> _Dataset section_
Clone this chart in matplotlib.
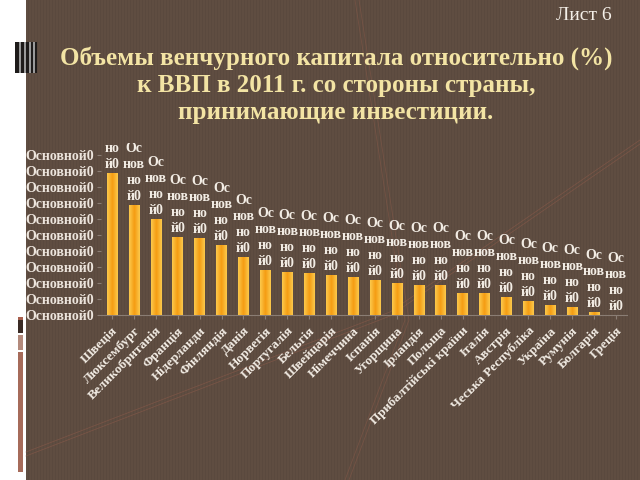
import matplotlib
matplotlib.use("Agg")
import matplotlib.pyplot as plt
from matplotlib.patches import Rectangle
from matplotlib.colors import LinearSegmentedColormap
import numpy as np

plt.rcParams['font.family'] = ['Liberation Serif', 'DejaVu Serif']

# страны (подписи оси X)
countries = ["Швеція", "Люксембург", "Великобританія", "Франція", "Нідерланди",
             "Фінляндія", "Данія", "Норвегія", "Португалія", "Бельгія",
             "Швейцарія", "Німеччина", "Іспанія", "Угорщина", "Ірландія",
             "Польща", "Прибалтійські країни", "Італія", "Австрія",
             "Чеська Республіка", "Україна", "Румунія", "Болгарія", "Греція"]

# венчурный капитал, % ВВП (оценка по рисунку)
vc_share = [0.089, 0.069, 0.060, 0.049, 0.048, 0.044, 0.036, 0.028, 0.027, 0.026,
            0.025, 0.024, 0.022, 0.020, 0.019, 0.019, 0.014, 0.014, 0.011, 0.009,
            0.006, 0.005, 0.002, 0.000]

y_ticks = [0.00, 0.01, 0.02, 0.03, 0.04, 0.05, 0.06, 0.07, 0.08, 0.09, 0.10]
tick_text = "Основной0"
bar_text = "Ос\nнов\nно\nй0"

title = "Объемы венчурного капитала относительно (%)\nк ВВП в 2011 г. со стороны страны,\nпринимающие инвестиции."

bg = "#5f4d41"
fig = plt.figure(figsize=(6.4, 4.8), dpi=100)
fig.patch.set_facecolor("white")

def px(xp, yp):
    return xp / 640, 1 - yp / 480

# фон слайда
fig.patches.append(Rectangle((26/640, 0), 1 - 26/640, 1, transform=fig.transFigure,
                             facecolor=bg, edgecolor="none", zorder=-3))
# вертикальная штриховка фона
for xp in range(28, 640, 3):
    fig.add_artist(plt.Line2D([xp/640, xp/640], [0, 1], transform=fig.transFigure,
                              color="#54443a", lw=0.6, alpha=0.45, zorder=-2))
# декоративные линии фона
for off in (0, 4):
    pts = [px(26, 452 + off), px(390, 312 + off), px(640, 140 + off)]
    fig.add_artist(plt.Line2D([p[0] for p in pts], [p[1] for p in pts], transform=fig.transFigure,
                              color="#8a5a4a", lw=0.6, alpha=0.6, zorder=-1))
    pts = [px(355 + off, 0), px(405 + off, 320), px(345 + off, 480)]
    fig.add_artist(plt.Line2D([p[0] for p in pts], [p[1] for p in pts], transform=fig.transFigure,
                              color="#8a5a4a", lw=0.6, alpha=0.5, zorder=-1))

# левые декоративные элементы
fig.patches.append(Rectangle((15/640, 1 - 73/480), 22/640, 31/480, transform=fig.transFigure,
                             facecolor="#1e1b1a", edgecolor="none", zorder=1))
for xb in (19, 24, 29, 33):
    fig.patches.append(Rectangle((xb/640, 1 - 73/480), 1.5/640, 31/480, transform=fig.transFigure,
                                 facecolor="#9a9a9a", edgecolor="none", zorder=1.1))
fig.patches.append(Rectangle((18/640, 1 - 320/480), 5/640, 3/480, transform=fig.transFigure,
                             facecolor="#a8604e", edgecolor="none", zorder=1))
fig.patches.append(Rectangle((18/640, 1 - 333/480), 5/640, 13/480, transform=fig.transFigure,
                             facecolor="#3a2b25", edgecolor="none", zorder=1))
fig.patches.append(Rectangle((18/640, 1 - 350/480), 5/640, 15/480, transform=fig.transFigure,
                             facecolor="#b38a7c", edgecolor="none", zorder=1))
fig.patches.append(Rectangle((18/640, 1 - 472/480), 5/640, 120/480, transform=fig.transFigure,
                             facecolor="#a66b5a", edgecolor="none", zorder=1))

fig.text(0.955, 1 - 16/480, "Лист 6", ha="right", va="center", fontsize=14, color="#f4efe8")
fig.text(0.525, 1 - 85/480, title, ha="center", va="center", fontsize=18, fontweight="bold",
         color="#f3e4a4", linespacing=1.2)

ax = fig.add_axes([101/640, 1 - 315/480, 526/640, 172/480])
ax.set_zorder(5)
ax.set_facecolor("none")
x = np.arange(len(countries))
bars = ax.bar(x, vc_share, width=0.48, color="#f6a91f", edgecolor="none", zorder=3)

# градиентная заливка столбцов
bar_cmap = LinearSegmentedColormap.from_list("bar", ["#fcc94c", "#f59c12", "#fcc94c"])
grad = np.linspace(0, 1, 64).reshape(1, -1)
for b in bars:
    if b.get_height() <= 0:
        continue
    im = ax.imshow(grad, extent=[b.get_x(), b.get_x() + b.get_width(), 0, b.get_height()],
                   aspect="auto", cmap=bar_cmap, zorder=3.5, interpolation="bilinear")
    im.set_clip_path(b)

for xi, v in zip(x, vc_share):
    ax.annotate(bar_text, (xi, v), xytext=(0, 1.5), textcoords="offset points",
                ha="center", va="bottom", fontsize=10, fontweight="bold",
                color="#f2ece4", linespacing=1.3, clip_on=True)

ax.set_xlim(-0.5, len(countries) - 0.5)
ax.set_ylim(0, 0.1075)
ax.set_yticks(y_ticks)
ax.set_yticklabels([tick_text] * len(y_ticks), fontsize=10, fontweight="bold", color="#ece4dc")
ax.set_xticks(x)
ax.set_xticklabels(countries, rotation=45, ha="right", rotation_mode="anchor",
                   fontsize=9.5, fontweight="bold", color="#f2ece4")
ax.tick_params(axis="y", length=3, color="#8a7d74", pad=2)
ax.tick_params(axis="x", length=3, color="#8a7d74", pad=4)
for s in ("top", "right", "left"):
    ax.spines[s].set_visible(False)
ax.spines["bottom"].set_color("#8a7d74")
ax.spines["bottom"].set_linewidth(0.8)

fig.savefig("out.png", dpi=100, facecolor=fig.get_facecolor())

> _What needs to be done_
Transcribe the listing in full. Omit the pictures and keep every line exact.

> _Solution for this problem_
Clone this chart in matplotlib.
import matplotlib
matplotlib.use("Agg")
import matplotlib.pyplot as plt
from matplotlib.patches import Rectangle
from matplotlib.colors import LinearSegmentedColormap
import numpy as np

plt.rcParams['font.family'] = ['Liberation Serif', 'DejaVu Serif']

# страны (подписи оси X)
countries = ["Швеція", "Люксембург", "Великобританія", "Франція", "Нідерланди",
             "Фінляндія", "Данія", "Норвегія", "Португалія", "Бельгія",
             "Швейцарія", "Німеччина", "Іспанія", "Угорщина", "Ірландія",
             "Польща", "Прибалтійські країни", "Італія", "Австрія",
             "Чеська Республіка", "Україна", "Румунія", "Болгарія", "Греція"]

# венчурный капитал, % ВВП (оценка по рисунку)
vc_share = [0.089, 0.069, 0.060, 0.049, 0.048, 0.044, 0.036, 0.028, 0.027, 0.026,
            0.025, 0.024, 0.022, 0.020, 0.019, 0.019, 0.014, 0.014, 0.011, 0.009,
            0.006, 0.005, 0.002, 0.000]

y_ticks = [0.00, 0.01, 0.02, 0.03, 0.04, 0.05, 0.06, 0.07, 0.08, 0.09, 0.10]
tick_text = "Основной0"
bar_text = "Ос\nнов\nно\nй0"

title = "Объемы венчурного капитала относительно (%)\nк ВВП в 2011 г. со стороны страны,\nпринимающие инвестиции."

bg = "#5f4d41"
fig = plt.figure(figsize=(6.4, 4.8), dpi=100)
fig.patch.set_facecolor("white")

def px(xp, yp):
    return xp / 640, 1 - yp / 480

# фон слайда
fig.patches.append(Rectangle((26/640, 0), 1 - 26/640, 1, transform=fig.transFigure,
                             facecolor=bg, edgecolor="none", zorder=-3))
# вертикальная штриховка фона
for xp in range(28, 640, 3):
    fig.add_artist(plt.Line2D([xp/640, xp/640], [0, 1], transform=fig.transFigure,
                              color="#54443a", lw=0.6, alpha=0.45, zorder=-2))
# декоративные линии фона
for off in (0, 4):
    pts = [px(26, 452 + off), px(390, 312 + off), px(640, 140 + off)]
    fig.add_artist(plt.Line2D([p[0] for p in pts], [p[1] for p in pts], transform=fig.transFigure,
                              color="#8a5a4a", lw=0.6, alpha=0.6, zorder=-1))
    pts = [px(355 + off, 0), px(405 + off, 320), px(345 + off, 480)]
    fig.add_artist(plt.Line2D([p[0] for p in pts], [p[1] for p in pts], transform=fig.transFigure,
                              color="#8a5a4a", lw=0.6, alpha=0.5, zorder=-1))

# левые декоративные элементы
fig.patches.append(Rectangle((15/640, 1 - 73/480), 22/640, 31/480, transform=fig.transFigure,
                             facecolor="#1e1b1a", edgecolor="none", zorder=1))
for xb in (19, 24, 29, 33):
    fig.patches.append(Rectangle((xb/640, 1 - 73/480), 1.5/640, 31/480, transform=fig.transFigure,
                                 facecolor="#9a9a9a", edgecolor="none", zorder=1.1))
fig.patches.append(Rectangle((18/640, 1 - 320/480), 5/640, 3/480, transform=fig.transFigure,
                             facecolor="#a8604e", edgecolor="none", zorder=1))
fig.patches.append(Rectangle((18/640, 1 - 333/480), 5/640, 13/480, transform=fig.transFigure,
                             facecolor="#3a2b25", edgecolor="none", zorder=1))
fig.patches.append(Rectangle((18/640, 1 - 350/480), 5/640, 15/480, transform=fig.transFigure,
                             facecolor="#b38a7c", edgecolor="none", zorder=1))
fig.patches.append(Rectangle((18/640, 1 - 472/480), 5/640, 120/480, transform=fig.transFigure,
                             facecolor="#a66b5a", edgecolor="none", zorder=1))

fig.text(0.955, 1 - 16/480, "Лист 6", ha="right", va="center", fontsize=14, color="#f4efe8")
fig.text(0.525, 1 - 85/480, title, ha="center", va="center", fontsize=18, fontweight="bold",
         color="#f3e4a4", linespacing=1.2)

ax = fig.add_axes([101/640, 1 - 315/480, 526/640, 172/480])
ax.set_zorder(5)
ax.set_facecolor("none")
x = np.arange(len(countries))
bars = ax.bar(x, vc_share, width=0.48, color="#f6a91f", edgecolor="none", zorder=3)

# градиентная заливка столбцов
bar_cmap = LinearSegmentedColormap.from_list("bar", ["#fcc94c", "#f59c12", "#fcc94c"])
grad = np.linspace(0, 1, 64).reshape(1, -1)
for b in bars:
    if b.get_height() <= 0:
        continue
    im = ax.imshow(grad, extent=[b.get_x(), b.get_x() + b.get_width(), 0, b.get_height()],
                   aspect="auto", cmap=bar_cmap, zorder=3.5, interpolation="bilinear")
    im.set_clip_path(b)

for xi, v in zip(x, vc_share):
    ax.annotate(bar_text, (xi, v), xytext=(0, 1.5), textcoords="offset points",
                ha="center", va="bottom", fontsize=10, fontweight="bold",
                color="#f2ece4", linespacing=1.3, clip_on=True)

ax.set_xlim(-0.5, len(countries) - 0.5)
ax.set_ylim(0, 0.1075)
ax.set_yticks(y_ticks)
ax.set_yticklabels([tick_text] * len(y_ticks), fontsize=10, fontweight="bold", color="#ece4dc")
ax.set_xticks(x)
ax.set_xticklabels(countries, rotation=45, ha="right", rotation_mode="anchor",
                   fontsize=9.5, fontweight="bold", color="#f2ece4")
ax.tick_params(axis="y", length=3, color="#8a7d74", pad=2)
ax.tick_params(axis="x", length=3, color="#8a7d74", pad=4)
for s in ("top", "right", "left"):
    ax.spines[s].set_visible(False)
ax.spines["bottom"].set_color("#8a7d74")
ax.spines["bottom"].set_linewidth(0.8)

fig.savefig("out.png", dpi=100, facecolor=fig.get_facecolor())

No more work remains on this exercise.